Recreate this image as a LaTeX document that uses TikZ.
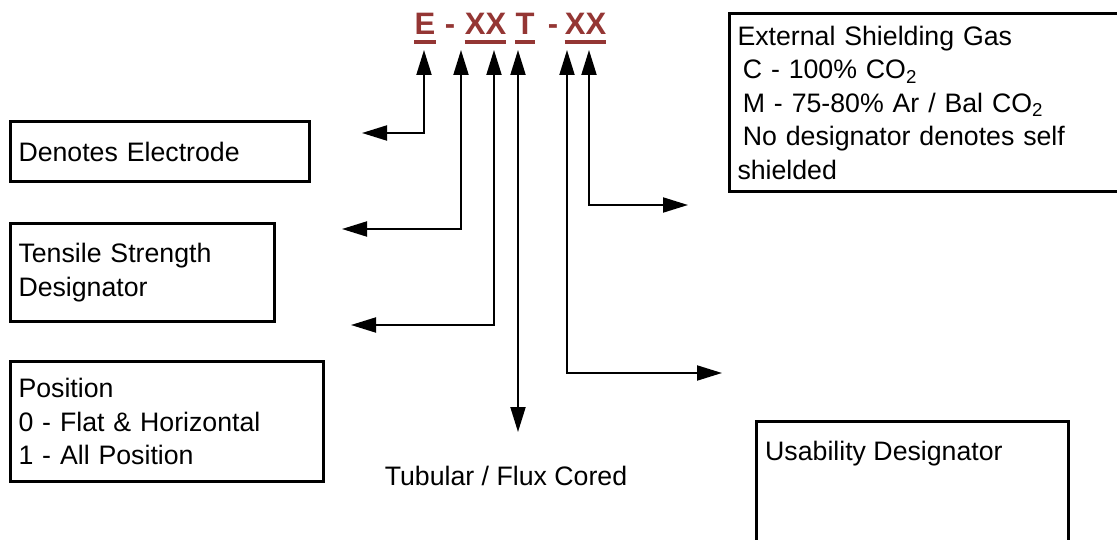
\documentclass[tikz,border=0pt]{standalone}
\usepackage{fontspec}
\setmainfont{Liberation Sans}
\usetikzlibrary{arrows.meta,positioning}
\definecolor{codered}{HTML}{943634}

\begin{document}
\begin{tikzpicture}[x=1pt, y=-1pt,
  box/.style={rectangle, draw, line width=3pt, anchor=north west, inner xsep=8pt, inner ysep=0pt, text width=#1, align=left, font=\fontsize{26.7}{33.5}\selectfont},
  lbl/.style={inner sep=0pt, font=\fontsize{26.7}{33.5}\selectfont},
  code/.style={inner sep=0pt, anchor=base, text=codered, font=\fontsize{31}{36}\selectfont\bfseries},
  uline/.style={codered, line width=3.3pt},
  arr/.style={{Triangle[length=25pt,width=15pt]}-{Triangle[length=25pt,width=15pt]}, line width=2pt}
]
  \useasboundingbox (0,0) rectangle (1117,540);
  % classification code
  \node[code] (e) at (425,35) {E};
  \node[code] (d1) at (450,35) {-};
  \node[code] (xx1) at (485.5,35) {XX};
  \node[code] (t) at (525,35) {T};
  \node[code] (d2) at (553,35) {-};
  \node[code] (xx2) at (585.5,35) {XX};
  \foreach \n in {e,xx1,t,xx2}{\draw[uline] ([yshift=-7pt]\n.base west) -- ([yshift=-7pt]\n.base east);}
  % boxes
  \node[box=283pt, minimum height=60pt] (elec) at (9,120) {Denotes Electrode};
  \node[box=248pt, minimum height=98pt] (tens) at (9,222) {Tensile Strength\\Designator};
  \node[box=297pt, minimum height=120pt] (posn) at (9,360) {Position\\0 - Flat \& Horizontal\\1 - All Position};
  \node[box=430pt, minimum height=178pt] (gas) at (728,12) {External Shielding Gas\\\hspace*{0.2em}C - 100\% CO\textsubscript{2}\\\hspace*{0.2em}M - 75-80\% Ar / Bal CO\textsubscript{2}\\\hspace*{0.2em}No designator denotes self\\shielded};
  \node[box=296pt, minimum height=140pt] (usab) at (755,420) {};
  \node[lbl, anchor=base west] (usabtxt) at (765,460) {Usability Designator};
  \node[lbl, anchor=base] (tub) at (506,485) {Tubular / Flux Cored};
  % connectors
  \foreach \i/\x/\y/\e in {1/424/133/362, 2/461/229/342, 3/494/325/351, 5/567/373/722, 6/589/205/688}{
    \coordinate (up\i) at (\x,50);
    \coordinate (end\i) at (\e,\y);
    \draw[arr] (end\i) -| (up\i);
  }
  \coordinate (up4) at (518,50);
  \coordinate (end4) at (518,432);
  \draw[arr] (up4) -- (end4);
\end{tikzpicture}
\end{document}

☆ ☆ ☆ ☆

» **Work to be completed**: In your copy of the listing above, reproduce each line exactly and omit all pictures.

» **Solution to this problem**:
Recreate this image as a LaTeX document that uses TikZ.
\documentclass[tikz,border=0pt]{standalone}
\usepackage{fontspec}
\setmainfont{Liberation Sans}
\usetikzlibrary{arrows.meta,positioning}
\definecolor{codered}{HTML}{943634}

\begin{document}
\begin{tikzpicture}[x=1pt, y=-1pt,
  box/.style={rectangle, draw, line width=3pt, anchor=north west, inner xsep=8pt, inner ysep=0pt, text width=#1, align=left, font=\fontsize{26.7}{33.5}\selectfont},
  lbl/.style={inner sep=0pt, font=\fontsize{26.7}{33.5}\selectfont},
  code/.style={inner sep=0pt, anchor=base, text=codered, font=\fontsize{31}{36}\selectfont\bfseries},
  uline/.style={codered, line width=3.3pt},
  arr/.style={{Triangle[length=25pt,width=15pt]}-{Triangle[length=25pt,width=15pt]}, line width=2pt}
]
  \useasboundingbox (0,0) rectangle (1117,540);
  % classification code
  \node[code] (e) at (425,35) {E};
  \node[code] (d1) at (450,35) {-};
  \node[code] (xx1) at (485.5,35) {XX};
  \node[code] (t) at (525,35) {T};
  \node[code] (d2) at (553,35) {-};
  \node[code] (xx2) at (585.5,35) {XX};
  \foreach \n in {e,xx1,t,xx2}{\draw[uline] ([yshift=-7pt]\n.base west) -- ([yshift=-7pt]\n.base east);}
  % boxes
  \node[box=283pt, minimum height=60pt] (elec) at (9,120) {Denotes Electrode};
  \node[box=248pt, minimum height=98pt] (tens) at (9,222) {Tensile Strength\\Designator};
  \node[box=297pt, minimum height=120pt] (posn) at (9,360) {Position\\0 - Flat \& Horizontal\\1 - All Position};
  \node[box=430pt, minimum height=178pt] (gas) at (728,12) {External Shielding Gas\\\hspace*{0.2em}C - 100\% CO\textsubscript{2}\\\hspace*{0.2em}M - 75-80\% Ar / Bal CO\textsubscript{2}\\\hspace*{0.2em}No designator denotes self\\shielded};
  \node[box=296pt, minimum height=140pt] (usab) at (755,420) {};
  \node[lbl, anchor=base west] (usabtxt) at (765,460) {Usability Designator};
  \node[lbl, anchor=base] (tub) at (506,485) {Tubular / Flux Cored};
  % connectors
  \foreach \i/\x/\y/\e in {1/424/133/362, 2/461/229/342, 3/494/325/351, 5/567/373/722, 6/589/205/688}{
    \coordinate (up\i) at (\x,50);
    \coordinate (end\i) at (\e,\y);
    \draw[arr] (end\i) -| (up\i);
  }
  \coordinate (up4) at (518,50);
  \coordinate (end4) at (518,432);
  \draw[arr] (up4) -- (end4);
\end{tikzpicture}
\end{document}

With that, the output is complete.